--- WHAT TO WORK ON ---
Pictures do not belong in the copy; transcribe everything else in the records exactly.

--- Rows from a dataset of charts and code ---
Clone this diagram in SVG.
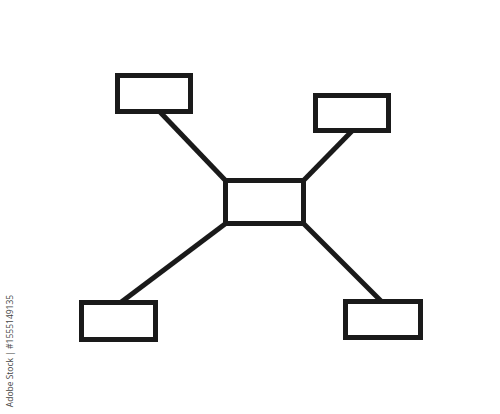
<svg xmlns="http://www.w3.org/2000/svg" width="500" height="414" viewBox="0 0 500 414">
<style>
.box{fill:#fff;stroke:#1a1a1a;stroke-width:5}
.edge{stroke:#1a1a1a;stroke-width:5;stroke-linecap:butt;fill:none}
.credit{font-family:"Open Sans","Liberation Sans",sans-serif;font-size:8.5px;fill:#444}
</style>
<rect width="500" height="414" fill="#fff"/>
<g id="connectors">
<line class="edge" x1="160" y1="112" x2="225" y2="180"/>
<line class="edge" x1="352" y1="131" x2="304" y2="180"/>
<line class="edge" x1="225" y1="224" x2="120" y2="303"/>
<line class="edge" x1="304" y1="224" x2="382" y2="302"/>
</g>
<g id="node-center"><rect class="box" x="225.5" y="180.5" width="78" height="43"/></g>
<g id="node-top-left"><rect class="box" x="117.5" y="75.5" width="73" height="36"/></g>
<g id="node-top-right"><rect class="box" x="315.5" y="95.5" width="73" height="35"/></g>
<g id="node-bottom-left"><rect class="box" x="81.5" y="302.5" width="74" height="37"/></g>
<g id="node-bottom-right"><rect class="box" x="345.5" y="301.5" width="75" height="36"/></g>
<text class="credit" transform="translate(13,351) rotate(-90)" text-anchor="middle">Adobe Stock | #1555149135</text>
</svg>
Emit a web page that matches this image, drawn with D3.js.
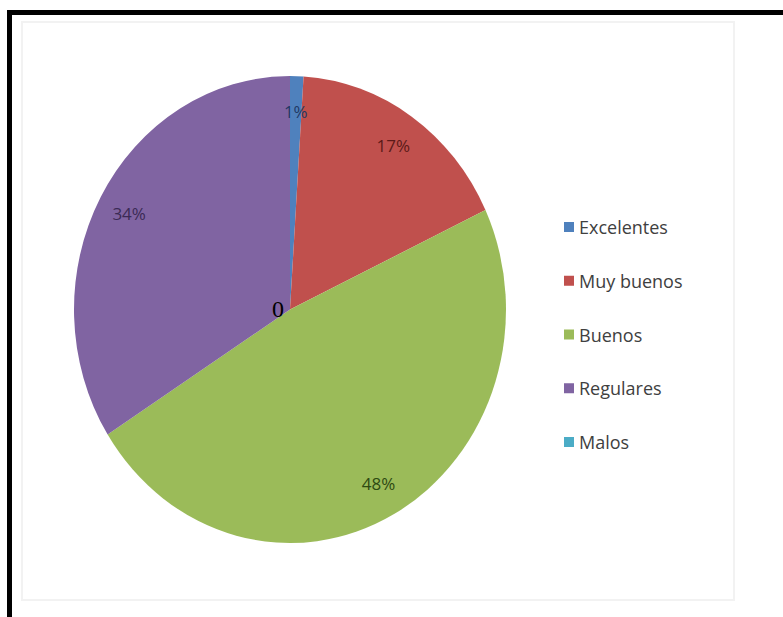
<!DOCTYPE html>
<html>
<head>
<meta charset="utf-8">
<script src="https://cdn.jsdelivr.net/npm/d3@7"></script>
<style>
  html, body { margin: 0; padding: 0; background: #fff; }
  svg { display: block; }
</style>
</head>
<body>
<svg id="chart" width="783" height="617"></svg>
<script>
// Calificaciones: categorías, porcentajes y colores
const categories = ["Excelentes", "Muy buenos", "Buenos", "Regulares", "Malos"];
const values = [1, 17, 48, 34, 0];
const labels = ["1%", "17%", "48%", "34%", "0"];
const colors = ["#4F81BD", "#C0504D", "#9BBB59", "#8064A2", "#4BACC6"];
const labelColors = ["#1F3864", "#5C1A18", "#2E4A12", "#3B2A55", "#000000"];

const svg = d3.select("#chart");

// Marco exterior
svg.append("path")
  .attr("d", "M9.5,617 L9.5,12.5 L783,12.5")
  .attr("fill", "none")
  .attr("stroke", "#000")
  .attr("stroke-width", 5);

// Borde tenue del área del gráfico
svg.append("rect")
  .attr("x", 22).attr("y", 22)
  .attr("width", 712).attr("height", 578)
  .attr("fill", "none")
  .attr("stroke", "#f2f2f2")
  .attr("stroke-width", 2);

// Pastel elíptico: radio vertical y escala horizontal
const cx = 290, cy = 309.5;
const ry = 233.5, rx = 216;
const sx = rx / ry;

const pie = d3.pie().sort(null).value(d => d.value);
const data = categories.map((c, i) => ({ cat: c, value: values[i], i }));
const arcs = pie(data);

const arc = d3.arc().innerRadius(0).outerRadius(ry);
const labelArc = d3.arc().innerRadius(ry * 0.85).outerRadius(ry * 0.85);

const g = svg.append("g").attr("transform", `translate(${cx},${cy})`);
g.append("g").attr("transform", `scale(${sx},1)`)
  .selectAll("path")
  .data(arcs.filter(a => a.data.value > 0))
  .join("path")
  .attr("d", arc)
  .attr("fill", d => colors[d.data.i]);

// Etiquetas de porcentaje
g.selectAll("text.pct")
  .data(arcs.filter(a => a.data.value > 0))
  .join("text")
  .attr("class", "pct")
  .attr("x", d => labelArc.centroid(d)[0] * sx)
  .attr("y", d => labelArc.centroid(d)[1])
  .attr("text-anchor", "middle")
  .attr("dominant-baseline", "central")
  .attr("font-family", "'Open Sans', 'Noto Sans', sans-serif")
  .attr("font-size", 17)
  .attr("fill", d => labelColors[d.data.i])
  .text(d => labels[d.data.i]);

// Etiqueta del valor nulo (Malos) junto al centro
arcs.filter(a => a.data.value === 0).forEach(d => {
  g.append("text")
    .attr("x", -12)
    .attr("y", -1)
    .attr("text-anchor", "middle")
    .attr("dominant-baseline", "central")
    .attr("font-family", "'Liberation Serif', 'DejaVu Serif', serif")
    .attr("font-size", 24)
    .attr("fill", labelColors[d.data.i])
    .text(labels[d.data.i]);
});

// Leyenda
const legendY = d3.scalePoint().domain(categories).range([227, 442]);
const legend = svg.append("g");
const item = legend.selectAll("g")
  .data(categories)
  .join("g")
  .attr("transform", d => `translate(564,${legendY(d)})`);
item.append("rect")
  .attr("x", 0).attr("y", -5)
  .attr("width", 10).attr("height", 10)
  .attr("fill", (d, i) => colors[i]);
item.append("text")
  .attr("x", 15).attr("y", 0)
  .attr("dominant-baseline", "central")
  .attr("font-family", "'Open Sans', 'Noto Sans', sans-serif")
  .attr("font-size", 18)
  .attr("fill", "#404040")
  .text(d => d);
</script>
</body>
</html>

--- RESULT OF THIS EXERCISE ---
Clone this diagram in SVG.
<svg xmlns="http://www.w3.org/2000/svg" width="500" height="414" viewBox="0 0 500 414">
<style>
.box{fill:#fff;stroke:#1a1a1a;stroke-width:5}
.edge{stroke:#1a1a1a;stroke-width:5;stroke-linecap:butt;fill:none}
.credit{font-family:"Open Sans","Liberation Sans",sans-serif;font-size:8.5px;fill:#444}
</style>
<rect width="500" height="414" fill="#fff"/>
<g id="connectors">
<line class="edge" x1="160" y1="112" x2="225" y2="180"/>
<line class="edge" x1="352" y1="131" x2="304" y2="180"/>
<line class="edge" x1="225" y1="224" x2="120" y2="303"/>
<line class="edge" x1="304" y1="224" x2="382" y2="302"/>
</g>
<g id="node-center"><rect class="box" x="225.5" y="180.5" width="78" height="43"/></g>
<g id="node-top-left"><rect class="box" x="117.5" y="75.5" width="73" height="36"/></g>
<g id="node-top-right"><rect class="box" x="315.5" y="95.5" width="73" height="35"/></g>
<g id="node-bottom-left"><rect class="box" x="81.5" y="302.5" width="74" height="37"/></g>
<g id="node-bottom-right"><rect class="box" x="345.5" y="301.5" width="75" height="36"/></g>
<text class="credit" transform="translate(13,351) rotate(-90)" text-anchor="middle">Adobe Stock | #1555149135</text>
</svg>
Emit a web page that matches this image, drawn with D3.js.
<!DOCTYPE html>
<html>
<head>
<meta charset="utf-8">
<script src="https://cdn.jsdelivr.net/npm/d3@7"></script>
<style>
  html, body { margin: 0; padding: 0; background: #fff; }
  svg { display: block; }
</style>
</head>
<body>
<svg id="chart" width="783" height="617"></svg>
<script>
// Calificaciones: categorías, porcentajes y colores
const categories = ["Excelentes", "Muy buenos", "Buenos", "Regulares", "Malos"];
const values = [1, 17, 48, 34, 0];
const labels = ["1%", "17%", "48%", "34%", "0"];
const colors = ["#4F81BD", "#C0504D", "#9BBB59", "#8064A2", "#4BACC6"];
const labelColors = ["#1F3864", "#5C1A18", "#2E4A12", "#3B2A55", "#000000"];

const svg = d3.select("#chart");

// Marco exterior
svg.append("path")
  .attr("d", "M9.5,617 L9.5,12.5 L783,12.5")
  .attr("fill", "none")
  .attr("stroke", "#000")
  .attr("stroke-width", 5);

// Borde tenue del área del gráfico
svg.append("rect")
  .attr("x", 22).attr("y", 22)
  .attr("width", 712).attr("height", 578)
  .attr("fill", "none")
  .attr("stroke", "#f2f2f2")
  .attr("stroke-width", 2);

// Pastel elíptico: radio vertical y escala horizontal
const cx = 290, cy = 309.5;
const ry = 233.5, rx = 216;
const sx = rx / ry;

const pie = d3.pie().sort(null).value(d => d.value);
const data = categories.map((c, i) => ({ cat: c, value: values[i], i }));
const arcs = pie(data);

const arc = d3.arc().innerRadius(0).outerRadius(ry);
const labelArc = d3.arc().innerRadius(ry * 0.85).outerRadius(ry * 0.85);

const g = svg.append("g").attr("transform", `translate(${cx},${cy})`);
g.append("g").attr("transform", `scale(${sx},1)`)
  .selectAll("path")
  .data(arcs.filter(a => a.data.value > 0))
  .join("path")
  .attr("d", arc)
  .attr("fill", d => colors[d.data.i]);

// Etiquetas de porcentaje
g.selectAll("text.pct")
  .data(arcs.filter(a => a.data.value > 0))
  .join("text")
  .attr("class", "pct")
  .attr("x", d => labelArc.centroid(d)[0] * sx)
  .attr("y", d => labelArc.centroid(d)[1])
  .attr("text-anchor", "middle")
  .attr("dominant-baseline", "central")
  .attr("font-family", "'Open Sans', 'Noto Sans', sans-serif")
  .attr("font-size", 17)
  .attr("fill", d => labelColors[d.data.i])
  .text(d => labels[d.data.i]);

// Etiqueta del valor nulo (Malos) junto al centro
arcs.filter(a => a.data.value === 0).forEach(d => {
  g.append("text")
    .attr("x", -12)
    .attr("y", -1)
    .attr("text-anchor", "middle")
    .attr("dominant-baseline", "central")
    .attr("font-family", "'Liberation Serif', 'DejaVu Serif', serif")
    .attr("font-size", 24)
    .attr("fill", labelColors[d.data.i])
    .text(labels[d.data.i]);
});

// Leyenda
const legendY = d3.scalePoint().domain(categories).range([227, 442]);
const legend = svg.append("g");
const item = legend.selectAll("g")
  .data(categories)
  .join("g")
  .attr("transform", d => `translate(564,${legendY(d)})`);
item.append("rect")
  .attr("x", 0).attr("y", -5)
  .attr("width", 10).attr("height", 10)
  .attr("fill", (d, i) => colors[i]);
item.append("text")
  .attr("x", 15).attr("y", 0)
  .attr("dominant-baseline", "central")
  .attr("font-family", "'Open Sans', 'Noto Sans', sans-serif")
  .attr("font-size", 18)
  .attr("fill", "#404040")
  .text(d => d);
</script>
</body>
</html>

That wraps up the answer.